In 1949, the German philosopher Theodor Adorno famously declared that to write poetry after Auschwitz was “barbaric.” The question underpinning his statement remains ever relevant: In the face of wars, genocides and other atrocities, does art-making serve any purpose? David Henry Gerson’s documentary, “The Story Won’t Die,” answers with a resounding yes. The Syrian refugee artists profiled in the film — men and women who’ve suffered one of the most brutal displacements of our time — make a case not just for art’s survival but for art as a means of survival.

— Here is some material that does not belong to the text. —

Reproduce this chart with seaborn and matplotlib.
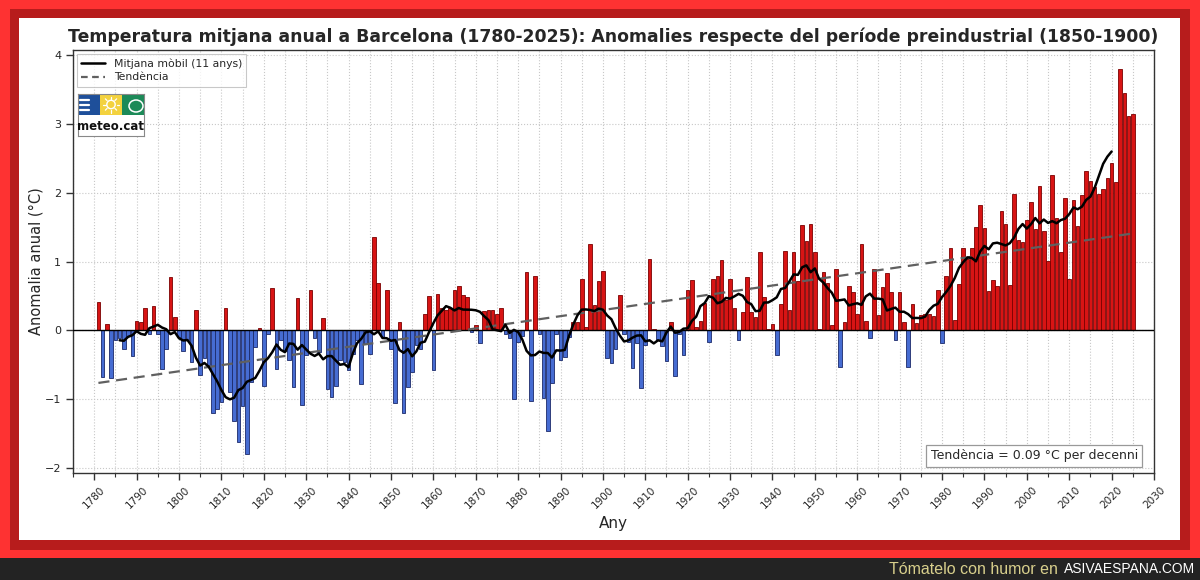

Weaving together interviews with a number of Syrian singers, rappers, dancers and visual artists now based in Europe, Gerson probes the ways in which artistic expression emerges both because and in spite of repression. For some, like the post-rock musician Anas Maghrebi, who brought his three drum kits on the boat across the Atlantic, their vocation is a spiritual life jacket of sorts. For others, like the photographer Omar Imam, the experience of migration has provided a furious impetus: His “Syrialism” series attempts to redefine stereotypical depictions of refugees.
Threading the needle between individual tales and a broader historical portrait is as much a challenge for Gerson as it is for his subjects. While the artists are eager to represent their experiences in their work, they want to be seen as more than “a laboratory rat for people to show documentaries about,” says Bahila Hijazi, a member of an all-female Syrian rock band. If Gerson’s brisk supercut style can feel frustratingly cursory at times, he chooses wisely to concede the stage to the artists — rousing scenes from concerts and recitals are the film’s highlights — rather than turn them into data points for an exhaustive account of the refugee crisis.
The Story Won’t Die
Not rated. In Arabic and English, with subtitles. Running time: 1 hour 23 minutes. In theaters and available to rent or buy on Amazon, Vudu and other streaming platforms and pay TV operators.